Le 5 novembre 1782, le chevalier de Martigne, ancien commandant du Magnifique, reçoit au nom de la France l’America, qui vient tout juste d’être lancé. Le vaisseau quitte Portsmouth le 24 juin 1783 et arrive à Brest le 16 juillet.
Les Français se rendent rapidement compte que l’America est en vérité un vaisseau raté. Ayant des formes beaucoup trop fines pour supporter le poids des canons, son artillerie est très limitée : 30 canons de 18 livres dans la batterie basse, 32 de 12 dans la batterie haute, et une dizaine de 8 sur les gaillards (alors que les 74 canons français portaient du 36 dans leur première batterie et du 18 dans leur seconde). Le bois utilisé dans sa construction semble en outre avoir été de mauvaises qualités. En 1786, une inspection révèle que les fonds du vaisseau sont complètement pourris. Il est par conséquent retiré du service et démoli peu après.

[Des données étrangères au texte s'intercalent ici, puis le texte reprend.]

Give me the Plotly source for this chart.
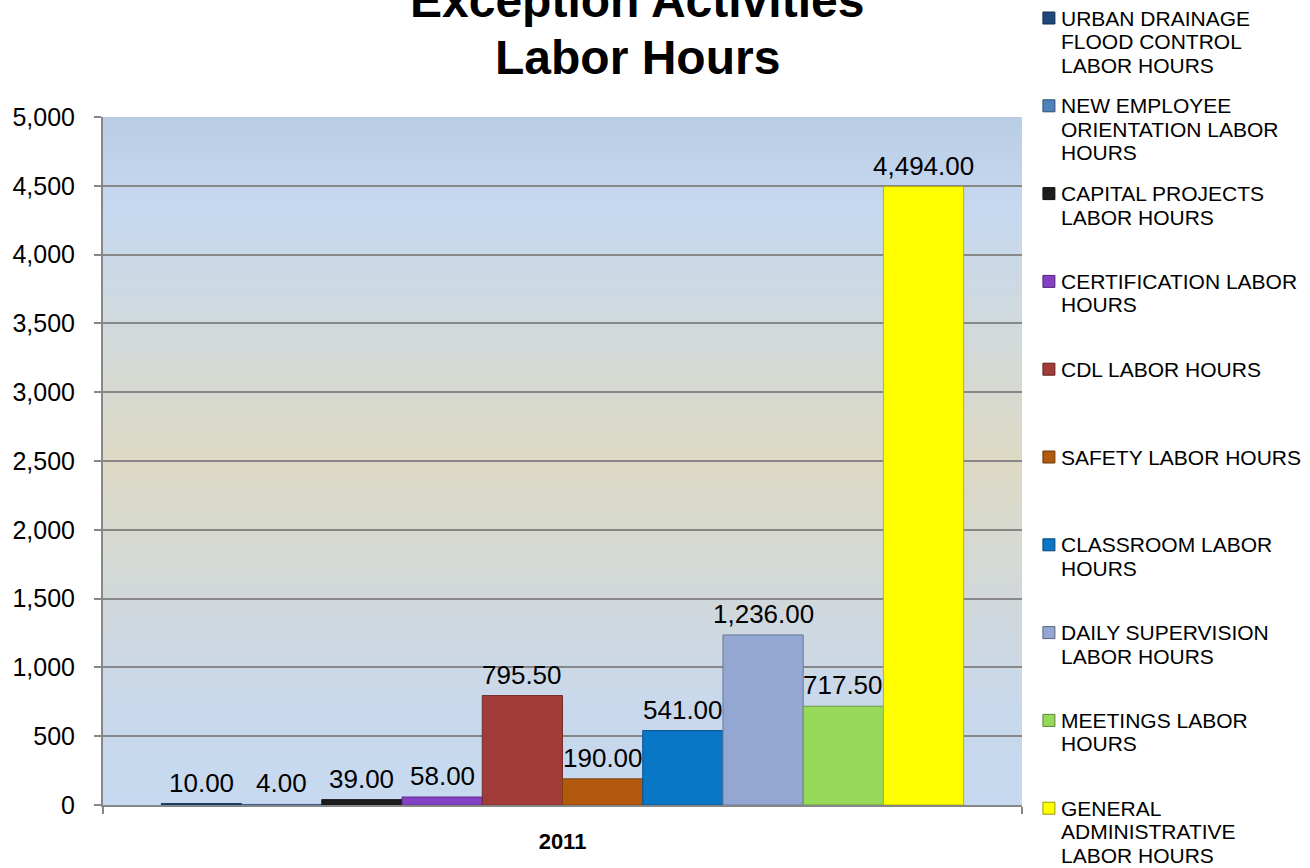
import plotly.graph_objects as go

# ---- data ----
year = ["2011"]
series_names = [
    "URBAN DRAINAGE FLOOD CONTROL LABOR HOURS",
    "NEW EMPLOYEE ORIENTATION LABOR HOURS",
    "CAPITAL PROJECTS LABOR HOURS",
    "CERTIFICATION LABOR HOURS",
    "CDL LABOR HOURS",
    "SAFETY LABOR HOURS",
    "CLASSROOM LABOR HOURS",
    "DAILY SUPERVISION LABOR HOURS",
    "MEETINGS LABOR HOURS",
    "GENERAL ADMINISTRATIVE LABOR HOURS",
]
# legend text wrapped the way it is printed
legend_lines = [
    ["URBAN DRAINAGE", "FLOOD CONTROL", "LABOR HOURS"],
    ["NEW EMPLOYEE", "ORIENTATION LABOR", "HOURS"],
    ["CAPITAL PROJECTS", "LABOR HOURS"],
    ["CERTIFICATION LABOR", "HOURS"],
    ["CDL LABOR HOURS"],
    ["SAFETY LABOR HOURS"],
    ["CLASSROOM LABOR", "HOURS"],
    ["DAILY SUPERVISION", "LABOR HOURS"],
    ["MEETINGS LABOR", "HOURS"],
    ["GENERAL", "ADMINISTRATIVE", "LABOR HOURS"],
]
hours = [10.00, 4.00, 39.00, 58.00, 795.50, 190.00, 541.00, 1236.00, 717.50, 4494.00]
colors = ["#1F497D", "#4F81BD", "#1C1C1C", "#8440C4", "#A23C3A",
          "#B3590E", "#0A76C6", "#93A7D2", "#97D958", "#FFFF00"]
y_ticks = list(range(0, 5001, 500))

FONT = "Arial, Liberation Sans, sans-serif"
W, H = 1310, 868
M_L, M_R, M_T, M_B = 100, 288, 117, 63
PLOT_W = W - M_L - M_R
PLOT_H = H - M_T - M_B
BARGAP = 0.127
GRID = "#878787"


def shade(hex_color, f):
    h = hex_color.lstrip("#")
    r, g, b = (int(h[i:i + 2], 16) for i in (0, 2, 4))
    return "rgb(%d,%d,%d)" % (r * f, g * f, b * f)


def lerp_color(stops, t):
    for (t0, c0), (t1, c1) in zip(stops, stops[1:]):
        if t0 <= t <= t1:
            u = 0 if t1 == t0 else (t - t0) / (t1 - t0)
            return "rgb(%d,%d,%d)" % tuple(round(a + (b - a) * u) for a, b in zip(c0, c1))
    return "rgb(%d,%d,%d)" % stops[-1][1]


fig = go.Figure()

for name, val, col in zip(series_names, hours, colors):
    fig.add_trace(go.Bar(
        x=year, y=[val], name=name,
        marker=dict(color=col, line=dict(color=shade(col, 0.72), width=1)),
        showlegend=False,
        hovertemplate="%{y:,.2f}<extra>" + name + "</extra>",
    ))

# value labels centred over each bar of the group
n = len(hours)
group_w = 1 - BARGAP
annotations = []
for i, val in enumerate(hours):
    xc = -group_w / 2 + (i + 0.5) * group_w / n
    annotations.append(dict(
        x=xc, y=val, xref="x", yref="y", text=f"{val:,.2f}",
        showarrow=False, xanchor="center", yanchor="bottom", yshift=4,
        font=dict(family=FONT, size=26, color="black"),
    ))

# title, two lines
for txt, ypix in (("Exception Activities", 1), ("Labor Hours", 58)):
    annotations.append(dict(
        x=(636 - M_L) / PLOT_W, y=(M_T + PLOT_H - ypix) / PLOT_H,
        xref="paper", yref="paper", text="<b>" + txt + "</b>",
        showarrow=False, xanchor="center", yanchor="middle",
        font=dict(family=FONT, size=48, color="black"),
    ))

# legend at the right
shapes = []
for k, (lines, col) in enumerate(zip(legend_lines, colors)):
    y0 = 18 + 87.8 * k
    for j, ln in enumerate(lines):
        yp = y0 + 23.5 * j
        annotations.append(dict(
            x=(1059 - M_L) / PLOT_W, y=(M_T + PLOT_H - yp) / PLOT_H,
            xref="paper", yref="paper", text=ln, showarrow=False,
            xanchor="left", yanchor="middle",
            font=dict(family=FONT, size=21, color="black"),
        ))
    shapes.append(dict(
        type="rect", xref="paper", yref="paper",
        x0=(1043 - M_L) / PLOT_W, x1=(1055 - M_L) / PLOT_W,
        y0=(M_T + PLOT_H - (y0 + 6)) / PLOT_H, y1=(M_T + PLOT_H - (y0 - 6)) / PLOT_H,
        fillcolor=col, line=dict(color=shade(col, 0.6), width=1),
    ))

# plot-area gradient fill (overlapping bands so no seams show)
stops = [(0.0, (185, 205, 229)), (0.14, (198, 217, 240)), (0.5, (221, 217, 196)),
         (0.86, (200, 216, 236)), (1.0, (198, 217, 240))]
bands = 140
for b in range(bands):
    t = (b + 0.5) / bands
    shapes.append(dict(
        type="rect", xref="paper", yref="paper", layer="below",
        x0=0, x1=1, y0=max(0, 1 - (b + 2) / bands), y1=1 - b / bands,
        fillcolor=lerp_color(stops, t), line=dict(width=0),
    ))

fig.update_layout(
    width=W, height=H,
    margin=dict(l=M_L, r=M_R, t=M_T, b=M_B, pad=0),
    paper_bgcolor="white", plot_bgcolor="rgba(0,0,0,0)",
    barmode="group", bargap=BARGAP, bargroupgap=0,
    showlegend=False,
    annotations=annotations, shapes=shapes,
    font=dict(family=FONT, color="black"),
)
fig.update_xaxes(
    type="category", showgrid=False, showline=True, linecolor=GRID, linewidth=2,
    ticks="outside", tickson="boundaries", ticklen=7, tickcolor=GRID, tickwidth=2,
    tickfont=dict(family=FONT, size=22, color="black"),
    tickvals=year, ticktext=["<b>" + y + "</b>" for y in year],
    ticklabelstandoff=16,
)
fig.update_yaxes(
    range=[0, 5000], tickvals=y_ticks, tickformat=",",
    showgrid=True, gridcolor=GRID, gridwidth=2,
    showline=True, linecolor=GRID, linewidth=2,
    ticks="outside", ticklen=7, tickcolor=GRID, tickwidth=2,
    tickfont=dict(family=FONT, size=25, color="black"),
    ticklabelstandoff=14, zeroline=False,
)

fig.write_html("out.html")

En 1787, la France construit un nouveau America, symbole de l’amitié franco-américaine, à Brest. Le vaisseau est lancé le 21 mai 1788 et présente les caractéristiques classiques d’un 74 canons type Sané. Il est pris par les Anglais le 1er juin 1794, lors de la bataille du 13 Prairial (capitaine de vaisseau Lhéritier). Intégré dans la Royal Navy sous le nom d’Impetueux (il y a déjà un HMS America en service dans la marine britannique à cette époque), il sera démoli en 1813.
Aucun navire de la Marine française ne portera plus le nom d’America après lui.
Sources :
– Bonnel, Ulane. Les débuts de la Marine de guerre américaine ou le modèle européen outre-Atlantique.
– Piouffre, Gérard. Naissance de la marine américaine.
– Roche, Jean-Michel. Dictionnaire des bâtiments de la flotte de guerre française de Colbert à nos jours.
– http://www.history.navy.mil
Toujours passionnant ! =)
Effectivement toujours aussi passionnant, as tu pu retrouver des gravures de ses décorations ? cela serai on ne peut plus intéressant de voir la manière dont ils définissent leur identité à travers cela. Étant en plus leur premier navire de ce type la symbolique est d’autant plus passionnante.
Merci à tous les deux. Non, je n’ai malheureusement aucune idée des décorations de ce vaisseau. Je n’ai utilisé que des sources secondaires pour rédiger ce billet.